Isolda, temblaba de vergüenza y de angustia. ¡Así era como Tristán, después de haberla conquistado, la rechazaba! El hermoso cuento del cabello de oro era sólo una mentira, y ahora iba a entregarla a otro.
(Bédier, Joseph. La historia de Tristán e Isolda)
He pensado en volver a ocuparme de Inés y el Tritón desde un punto de vista hasta ahora desconocido para los poetas. El tritón es un seductor, pero al conquistar el amor de Inés se siente tan conmovido que quiere pertenecerle por entero. No puede hacerlo, pues debería iniciarla en el misterio de su existencia y decirle que a una hora determinada se convierte en monstruo; por lo tanto, sus nupcias no pueden ser bendecidas por la Iglesia. El pobrecillo se desespera y se arroja al mar para no volver a surgir. Da a suponer a Inés que la ha engañado. Esto sí es una historia de amor, y no esos chismes ridículos y mezquinos que son pura farsa y necedad.
(Sören Kierkegaard, Diario íntimo.)
La estética trata a veces algo similar con su habitual galantería. Inés salva al tritón y todo acaba en un matrimonio feliz. ¡Un matrimonio feliz! Demasiado fácil. Si en cambio corresponde a la ética pronunciar la plática en la ceremonia nupcial, todo será —supongo yo— muy diferente. La estética envuelve al tritón en el manto del amor, y así todo queda olvidado. Es lo bastante negligente para suponer que en las cuestiones matrimoniales las cosas suceden de idéntico modo que en una subasta donde todo se vende en el estado que se encuentra en el momento que cae el martillo. Sólo se preocupa de que los amantes se tengan el uno al otro sin importarle nada más; el resto le tiene sin cuidado. Si pudiera ver lo que ocurre a continuación..., pero no tiene tiempo para eso, porque ya se encuentra una vez más en plena faena intentando lograr otra pareja. La estética es la más infiel de todas las ciencias. Todos los que la han amado sinceramente se convierten, en cierto aspecto, en infelices, pero quien nunca la ha amado es y será un pecus.

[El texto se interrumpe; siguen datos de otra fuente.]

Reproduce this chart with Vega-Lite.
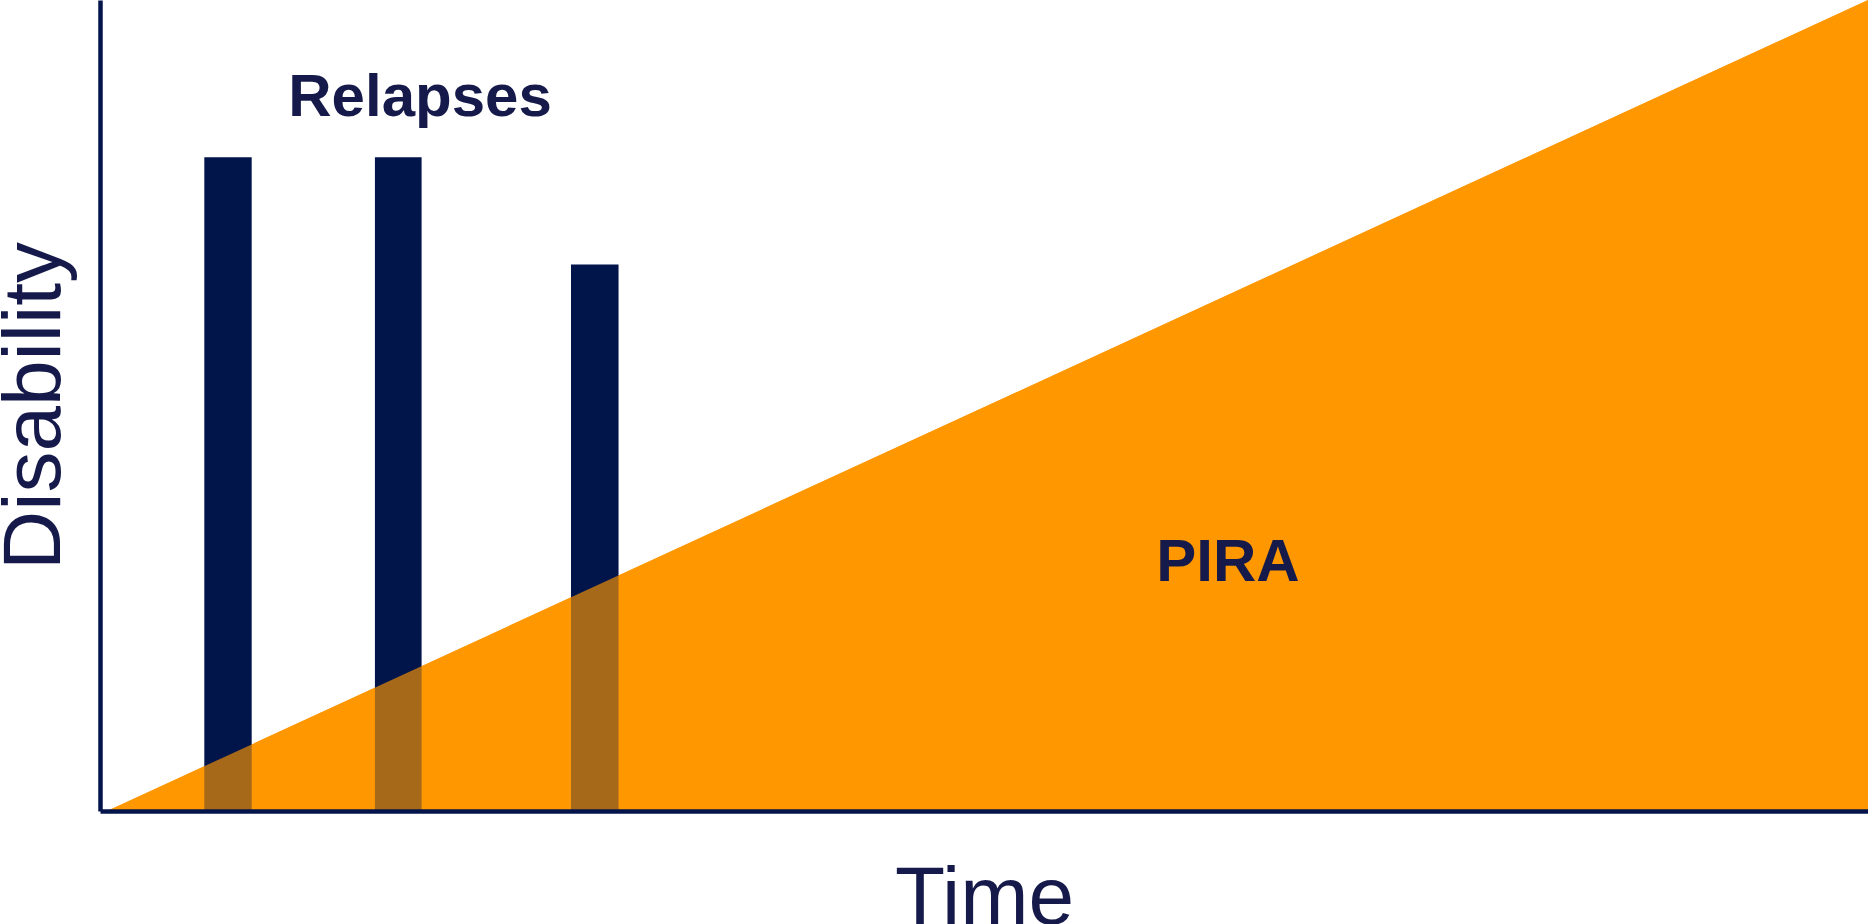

(Sören Kierkegaard, Temor y temblor)
Un golpe de viento brusco levantó las sábanas y vieron dos pavorreales, un macho y una hembra. La hembra se mantenía inmóvil, las corvas plegadas, la grupa al aire. El macho se paseaba alrededor de ella, desplegando su cola en abanico, sacaba el pecho, cloqueaba. Y después saltó encima batiendo sus plumas, que la cubrieron como una cuna y las dos grandes aves se estremecieron en un solo temblor.
(Flaubert, Bouvard et Pécuchet)
Hay dos afirmaciones del amor. En primer lugar, cuando el enamorado encuentra al otro, hay afirmación inmediata (psicológicamente: deslumbramiento, entusiasmo, exaltación, proyección loca de un futuro pleno: soy devorado por el deseo, por el impulso de ser feliz): digo sí a todo (cegándome). Sigue un largo túnel: mi primer sí está carcomido de dudas, el valor amoroso es incesantemente amenazado de depreciación: es el momento de la pasión triste, la ascensión del resentimiento y de la oblación. De este túnel, sin embargo, puedo salir; puedo “superar”, sin liquidar; lo que afirmé una primera vez puedo afirmarlo de nuevo sin repetirlo, puesto que entonces lo que yo afirmo es la afirmación, no su contingencia: afirmo el primer encuentro en su diferencia, quiero su regreso, no su repetición. Digo al otro (viejo o nuevo): Recomencemos.
(Friedrich Nietzsche. Cit. Barthes, R. Fragmentos de un discurso amoroso que a su vez lo cita de Deleuze, Nietzsche )
Mi pasión empezó ese día (...). Podría añadir que mis sufrimientos también empezaron ese mismo día. Sufría en ausencia de Zenaida. Mi mente no podía fijarse en nada y todo se me caía de las manos. Durante días enteros pensaba obstinadamente en ella... Sufría... pero en su presencia me sentía más aliviado. Tenía celos, comprendía que era poca cosa para ella, me enfadaba tontamente y tontamente me humillaba. A pesar de todo, una fuerza irresistible me llevaba hacia ella, y cada vez que traspasaba el umbral de su casa sentía una bocanada de felicidad. Zenaida comprendió enseguida que estaba enamorado, y yo no pensé nunca en ocultarlo.
(Iván Turguenev. Primer amor)
Históricamente, el discurso de la ausencia lo pronuncia la Mujer: la Mujer es sedentaria, el Hombre es cazador, viajero; la Mujer es fiel (espera), el Hombre es rondador (navega, rúa). Es la Mujer quien da forma a la ausencia, quien elabora su ficción, puesto que tiene el tiempo para ello; teje y canta. (...) Se sigue de ello que en todo hombre que dice la ausencia del otro, lo femenino se declara: este hombre que espera y que sufre, está milagrosamente feminizado. Un hombre no está feminizado porque sea invertido, sino por estar enamorado.
(Victor Hugo. Cit. Barthes, R. Fragmentos de un discurso amoroso, 45.)
La catàstrofe amorosa está quizás próxima a lo que se ha llamado, en el campo psicótico, una situación extrema, que es “una situación vivida por el sujeto como algo que debe destruirlo irremediablemente”.
(Bruno Bettelheim, La fortaleza vacía, 89-90.)
Te consuela más la esperanza que tienes de ser querido, que no te fatiga el verdadero temor de ser olvidado.
(Miguel de Cervantes, La Galatea.)
La historia de la pasión de amor en todas las literaturas; del siglo XIII hasta nuestros días, es la historia de la degradación del mito cortés en la vida “profanada”. Es el relato de las tentativas cada vez más desesperadas que hace Eros para reemplazar la trascendencia mística por una intensidad emocionada.